=== PROBLEM STATEMENT ===
All of the data that follows should be retyped exactly, please, except the pictures.

=== DATA SEGMENT ===
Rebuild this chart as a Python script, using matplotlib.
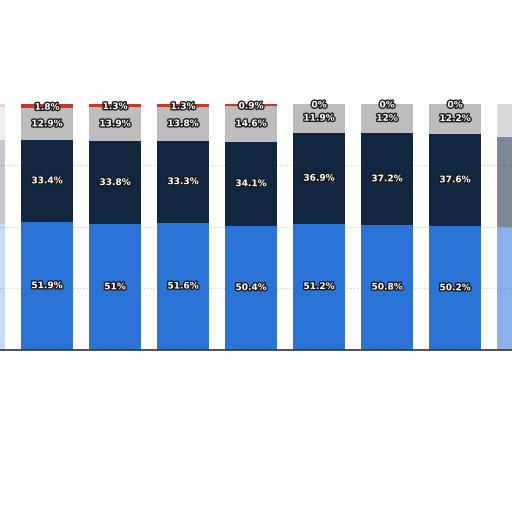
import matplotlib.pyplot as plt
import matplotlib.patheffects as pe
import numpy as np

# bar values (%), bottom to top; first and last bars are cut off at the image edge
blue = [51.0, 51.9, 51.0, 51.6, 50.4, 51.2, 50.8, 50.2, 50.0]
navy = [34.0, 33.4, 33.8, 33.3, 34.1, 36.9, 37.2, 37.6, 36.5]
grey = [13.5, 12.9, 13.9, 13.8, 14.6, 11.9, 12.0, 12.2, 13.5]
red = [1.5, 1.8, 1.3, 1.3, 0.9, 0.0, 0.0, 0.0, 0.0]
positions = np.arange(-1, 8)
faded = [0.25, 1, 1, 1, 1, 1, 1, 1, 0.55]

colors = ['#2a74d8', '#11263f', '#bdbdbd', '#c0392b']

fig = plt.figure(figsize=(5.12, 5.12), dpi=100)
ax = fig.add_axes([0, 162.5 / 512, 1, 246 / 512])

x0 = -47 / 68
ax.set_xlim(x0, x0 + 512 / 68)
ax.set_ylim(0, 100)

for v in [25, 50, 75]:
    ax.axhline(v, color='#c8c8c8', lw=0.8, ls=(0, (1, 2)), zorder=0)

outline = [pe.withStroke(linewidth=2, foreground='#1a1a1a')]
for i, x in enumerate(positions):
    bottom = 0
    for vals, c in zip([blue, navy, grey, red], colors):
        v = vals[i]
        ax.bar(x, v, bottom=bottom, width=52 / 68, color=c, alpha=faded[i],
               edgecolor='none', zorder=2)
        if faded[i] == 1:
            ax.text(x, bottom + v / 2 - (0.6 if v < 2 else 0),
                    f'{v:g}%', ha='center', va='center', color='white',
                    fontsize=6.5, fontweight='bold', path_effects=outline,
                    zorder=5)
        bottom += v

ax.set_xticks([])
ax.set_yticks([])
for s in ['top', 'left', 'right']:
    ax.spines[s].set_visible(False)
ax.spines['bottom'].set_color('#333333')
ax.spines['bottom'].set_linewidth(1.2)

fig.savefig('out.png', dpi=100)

=== TASK RESULT ===
Rebuild this chart as a Python script, using matplotlib.
import matplotlib.pyplot as plt
import matplotlib.patheffects as pe
import numpy as np

# bar values (%), bottom to top; first and last bars are cut off at the image edge
blue = [51.0, 51.9, 51.0, 51.6, 50.4, 51.2, 50.8, 50.2, 50.0]
navy = [34.0, 33.4, 33.8, 33.3, 34.1, 36.9, 37.2, 37.6, 36.5]
grey = [13.5, 12.9, 13.9, 13.8, 14.6, 11.9, 12.0, 12.2, 13.5]
red = [1.5, 1.8, 1.3, 1.3, 0.9, 0.0, 0.0, 0.0, 0.0]
positions = np.arange(-1, 8)
faded = [0.25, 1, 1, 1, 1, 1, 1, 1, 0.55]

colors = ['#2a74d8', '#11263f', '#bdbdbd', '#c0392b']

fig = plt.figure(figsize=(5.12, 5.12), dpi=100)
ax = fig.add_axes([0, 162.5 / 512, 1, 246 / 512])

x0 = -47 / 68
ax.set_xlim(x0, x0 + 512 / 68)
ax.set_ylim(0, 100)

for v in [25, 50, 75]:
    ax.axhline(v, color='#c8c8c8', lw=0.8, ls=(0, (1, 2)), zorder=0)

outline = [pe.withStroke(linewidth=2, foreground='#1a1a1a')]
for i, x in enumerate(positions):
    bottom = 0
    for vals, c in zip([blue, navy, grey, red], colors):
        v = vals[i]
        ax.bar(x, v, bottom=bottom, width=52 / 68, color=c, alpha=faded[i],
               edgecolor='none', zorder=2)
        if faded[i] == 1:
            ax.text(x, bottom + v / 2 - (0.6 if v < 2 else 0),
                    f'{v:g}%', ha='center', va='center', color='white',
                    fontsize=6.5, fontweight='bold', path_effects=outline,
                    zorder=5)
        bottom += v

ax.set_xticks([])
ax.set_yticks([])
for s in ['top', 'left', 'right']:
    ax.spines[s].set_visible(False)
ax.spines['bottom'].set_color('#333333')
ax.spines['bottom'].set_linewidth(1.2)

fig.savefig('out.png', dpi=100)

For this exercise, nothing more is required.